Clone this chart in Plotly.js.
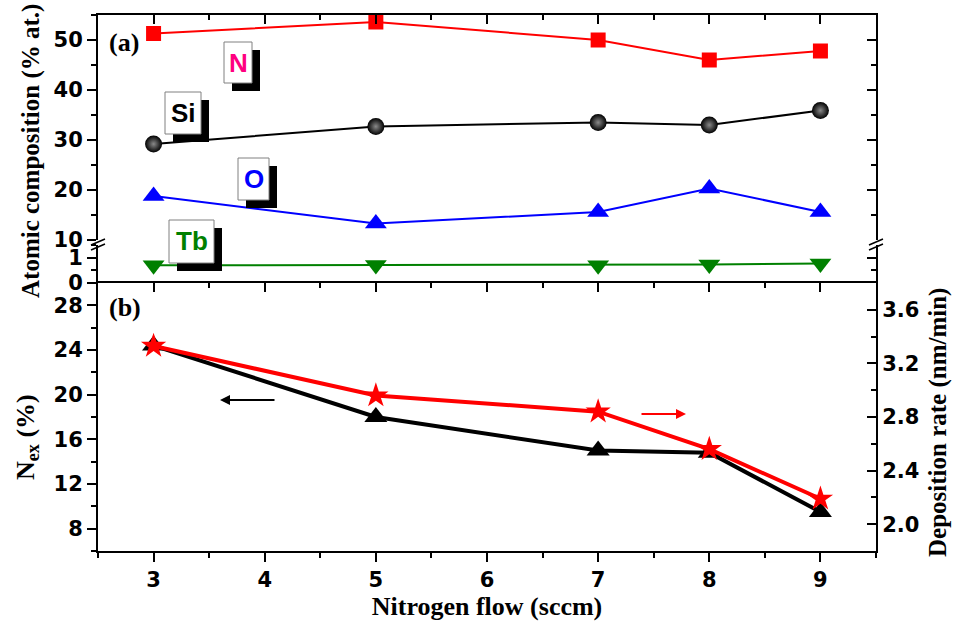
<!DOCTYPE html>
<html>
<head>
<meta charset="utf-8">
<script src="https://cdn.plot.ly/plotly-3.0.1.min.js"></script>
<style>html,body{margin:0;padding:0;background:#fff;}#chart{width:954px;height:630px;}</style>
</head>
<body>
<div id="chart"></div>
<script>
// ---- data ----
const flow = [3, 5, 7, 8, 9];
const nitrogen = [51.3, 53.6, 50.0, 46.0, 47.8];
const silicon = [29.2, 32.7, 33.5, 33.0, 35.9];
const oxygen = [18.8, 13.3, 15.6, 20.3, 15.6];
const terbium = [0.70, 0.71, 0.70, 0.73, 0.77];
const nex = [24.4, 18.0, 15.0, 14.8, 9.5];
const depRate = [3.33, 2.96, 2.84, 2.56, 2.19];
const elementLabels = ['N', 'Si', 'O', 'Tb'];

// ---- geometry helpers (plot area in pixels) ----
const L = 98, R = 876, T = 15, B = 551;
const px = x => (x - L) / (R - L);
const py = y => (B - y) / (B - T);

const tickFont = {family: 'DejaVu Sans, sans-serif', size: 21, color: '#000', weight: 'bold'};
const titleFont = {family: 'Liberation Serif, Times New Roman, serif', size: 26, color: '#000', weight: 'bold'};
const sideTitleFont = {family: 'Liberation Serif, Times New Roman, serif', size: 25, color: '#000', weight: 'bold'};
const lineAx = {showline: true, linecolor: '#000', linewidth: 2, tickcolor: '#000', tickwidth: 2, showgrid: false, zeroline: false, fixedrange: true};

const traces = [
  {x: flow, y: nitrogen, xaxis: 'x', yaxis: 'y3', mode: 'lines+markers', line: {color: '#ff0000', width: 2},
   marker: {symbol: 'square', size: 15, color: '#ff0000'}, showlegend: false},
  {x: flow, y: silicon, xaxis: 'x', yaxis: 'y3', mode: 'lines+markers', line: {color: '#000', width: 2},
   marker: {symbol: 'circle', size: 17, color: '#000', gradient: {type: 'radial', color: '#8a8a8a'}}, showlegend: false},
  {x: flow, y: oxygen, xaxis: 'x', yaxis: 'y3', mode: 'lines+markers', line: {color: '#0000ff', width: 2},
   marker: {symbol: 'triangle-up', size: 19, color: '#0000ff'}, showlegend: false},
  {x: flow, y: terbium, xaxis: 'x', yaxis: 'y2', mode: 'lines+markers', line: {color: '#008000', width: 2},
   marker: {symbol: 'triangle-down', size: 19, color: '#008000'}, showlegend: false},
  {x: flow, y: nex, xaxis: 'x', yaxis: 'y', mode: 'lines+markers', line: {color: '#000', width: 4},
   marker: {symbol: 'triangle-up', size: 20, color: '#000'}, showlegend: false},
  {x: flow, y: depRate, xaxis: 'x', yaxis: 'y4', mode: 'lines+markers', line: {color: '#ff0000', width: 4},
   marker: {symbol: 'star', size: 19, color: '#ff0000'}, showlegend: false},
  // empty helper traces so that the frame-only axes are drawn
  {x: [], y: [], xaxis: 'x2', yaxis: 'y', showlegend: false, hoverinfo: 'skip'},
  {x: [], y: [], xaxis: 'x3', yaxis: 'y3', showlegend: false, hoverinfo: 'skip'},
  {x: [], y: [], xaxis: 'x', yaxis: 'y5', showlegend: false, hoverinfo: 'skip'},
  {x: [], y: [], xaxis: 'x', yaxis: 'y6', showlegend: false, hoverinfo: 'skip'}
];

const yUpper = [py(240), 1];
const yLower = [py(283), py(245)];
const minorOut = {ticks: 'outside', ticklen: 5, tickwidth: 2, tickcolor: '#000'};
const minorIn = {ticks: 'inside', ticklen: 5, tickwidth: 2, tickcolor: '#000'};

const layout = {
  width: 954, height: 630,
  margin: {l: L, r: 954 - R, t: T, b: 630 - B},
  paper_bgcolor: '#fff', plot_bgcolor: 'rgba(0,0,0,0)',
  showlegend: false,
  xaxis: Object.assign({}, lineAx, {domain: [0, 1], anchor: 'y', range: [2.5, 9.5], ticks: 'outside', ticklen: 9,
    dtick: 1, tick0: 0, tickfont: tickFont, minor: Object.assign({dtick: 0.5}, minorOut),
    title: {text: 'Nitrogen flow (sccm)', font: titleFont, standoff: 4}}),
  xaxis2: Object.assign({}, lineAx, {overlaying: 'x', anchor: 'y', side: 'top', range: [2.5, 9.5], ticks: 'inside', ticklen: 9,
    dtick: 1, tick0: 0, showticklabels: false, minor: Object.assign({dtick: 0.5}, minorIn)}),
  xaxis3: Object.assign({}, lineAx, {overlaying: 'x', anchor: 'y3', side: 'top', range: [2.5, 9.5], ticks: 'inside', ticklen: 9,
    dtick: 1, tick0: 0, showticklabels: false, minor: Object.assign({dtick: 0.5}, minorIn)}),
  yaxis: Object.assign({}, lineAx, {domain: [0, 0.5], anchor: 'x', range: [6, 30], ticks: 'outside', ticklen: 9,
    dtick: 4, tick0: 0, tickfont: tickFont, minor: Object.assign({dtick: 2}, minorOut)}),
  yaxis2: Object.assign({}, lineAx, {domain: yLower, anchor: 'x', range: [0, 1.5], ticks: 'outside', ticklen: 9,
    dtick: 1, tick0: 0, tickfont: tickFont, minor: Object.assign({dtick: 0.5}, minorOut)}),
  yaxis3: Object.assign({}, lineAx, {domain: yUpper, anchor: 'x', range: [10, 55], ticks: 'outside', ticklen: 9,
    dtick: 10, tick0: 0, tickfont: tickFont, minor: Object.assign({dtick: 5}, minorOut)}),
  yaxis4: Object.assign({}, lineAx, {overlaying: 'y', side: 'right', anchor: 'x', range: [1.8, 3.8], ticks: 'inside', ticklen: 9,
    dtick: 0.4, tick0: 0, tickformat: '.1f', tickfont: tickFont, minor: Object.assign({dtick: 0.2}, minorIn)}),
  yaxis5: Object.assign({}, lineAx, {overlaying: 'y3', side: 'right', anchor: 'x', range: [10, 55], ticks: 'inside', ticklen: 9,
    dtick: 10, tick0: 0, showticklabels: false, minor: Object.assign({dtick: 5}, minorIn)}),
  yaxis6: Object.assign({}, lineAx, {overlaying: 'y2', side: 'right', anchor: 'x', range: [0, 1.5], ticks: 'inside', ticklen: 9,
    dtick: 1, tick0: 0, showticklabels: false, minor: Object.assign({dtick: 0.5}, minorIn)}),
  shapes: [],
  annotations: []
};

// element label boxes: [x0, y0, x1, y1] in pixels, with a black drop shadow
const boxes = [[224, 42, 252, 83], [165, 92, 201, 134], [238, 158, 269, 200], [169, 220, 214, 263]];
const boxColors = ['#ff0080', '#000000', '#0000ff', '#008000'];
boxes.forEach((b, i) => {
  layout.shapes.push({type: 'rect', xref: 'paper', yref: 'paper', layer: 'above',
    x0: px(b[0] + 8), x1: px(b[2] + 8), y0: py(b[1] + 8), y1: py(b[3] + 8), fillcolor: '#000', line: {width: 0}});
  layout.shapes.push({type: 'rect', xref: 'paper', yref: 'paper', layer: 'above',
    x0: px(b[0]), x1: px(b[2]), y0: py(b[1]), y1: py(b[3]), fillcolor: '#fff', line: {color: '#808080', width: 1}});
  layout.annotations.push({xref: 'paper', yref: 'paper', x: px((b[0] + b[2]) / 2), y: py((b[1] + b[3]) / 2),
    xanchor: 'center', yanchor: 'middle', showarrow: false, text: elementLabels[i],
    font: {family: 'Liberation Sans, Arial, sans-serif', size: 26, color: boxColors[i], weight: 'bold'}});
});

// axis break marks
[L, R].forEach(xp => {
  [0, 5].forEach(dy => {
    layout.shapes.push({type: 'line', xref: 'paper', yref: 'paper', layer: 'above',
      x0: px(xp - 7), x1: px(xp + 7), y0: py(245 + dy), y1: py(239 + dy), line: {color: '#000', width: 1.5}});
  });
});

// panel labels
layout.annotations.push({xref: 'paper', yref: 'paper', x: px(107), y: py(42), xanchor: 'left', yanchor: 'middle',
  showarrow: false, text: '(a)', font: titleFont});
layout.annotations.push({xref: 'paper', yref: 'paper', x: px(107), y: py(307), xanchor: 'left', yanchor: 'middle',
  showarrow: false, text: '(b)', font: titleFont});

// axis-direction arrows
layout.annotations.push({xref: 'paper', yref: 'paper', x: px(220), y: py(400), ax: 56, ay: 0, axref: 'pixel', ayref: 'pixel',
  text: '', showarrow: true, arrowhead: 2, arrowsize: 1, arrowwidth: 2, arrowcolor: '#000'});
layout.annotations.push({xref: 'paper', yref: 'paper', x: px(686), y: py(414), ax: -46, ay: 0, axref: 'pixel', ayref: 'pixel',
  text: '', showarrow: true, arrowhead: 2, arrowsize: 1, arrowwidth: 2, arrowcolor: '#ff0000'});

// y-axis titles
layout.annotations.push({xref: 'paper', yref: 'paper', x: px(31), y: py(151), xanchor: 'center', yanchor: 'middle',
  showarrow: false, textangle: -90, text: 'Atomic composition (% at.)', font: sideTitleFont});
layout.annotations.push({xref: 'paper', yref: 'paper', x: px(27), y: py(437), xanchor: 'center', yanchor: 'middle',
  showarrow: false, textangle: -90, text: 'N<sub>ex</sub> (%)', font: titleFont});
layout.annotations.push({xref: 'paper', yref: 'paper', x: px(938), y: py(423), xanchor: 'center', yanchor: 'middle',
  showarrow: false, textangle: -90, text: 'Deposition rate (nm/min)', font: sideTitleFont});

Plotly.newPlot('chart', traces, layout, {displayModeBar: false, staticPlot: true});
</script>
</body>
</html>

Exercise details:
Extract, word for word, each line from the top of the data down to and including the line with "const py = y => (B - y) / (B - T);"; skip the pictures.

Result of this exercise:
Clone this chart in Plotly.js.
<!DOCTYPE html>
<html>
<head>
<meta charset="utf-8">
<script src="https://cdn.plot.ly/plotly-3.0.1.min.js"></script>
<style>html,body{margin:0;padding:0;background:#fff;}#chart{width:954px;height:630px;}</style>
</head>
<body>
<div id="chart"></div>
<script>
// ---- data ----
const flow = [3, 5, 7, 8, 9];
const nitrogen = [51.3, 53.6, 50.0, 46.0, 47.8];
const silicon = [29.2, 32.7, 33.5, 33.0, 35.9];
const oxygen = [18.8, 13.3, 15.6, 20.3, 15.6];
const terbium = [0.70, 0.71, 0.70, 0.73, 0.77];
const nex = [24.4, 18.0, 15.0, 14.8, 9.5];
const depRate = [3.33, 2.96, 2.84, 2.56, 2.19];
const elementLabels = ['N', 'Si', 'O', 'Tb'];

// ---- geometry helpers (plot area in pixels) ----
const L = 98, R = 876, T = 15, B = 551;
const px = x => (x - L) / (R - L);
const py = y => (B - y) / (B - T);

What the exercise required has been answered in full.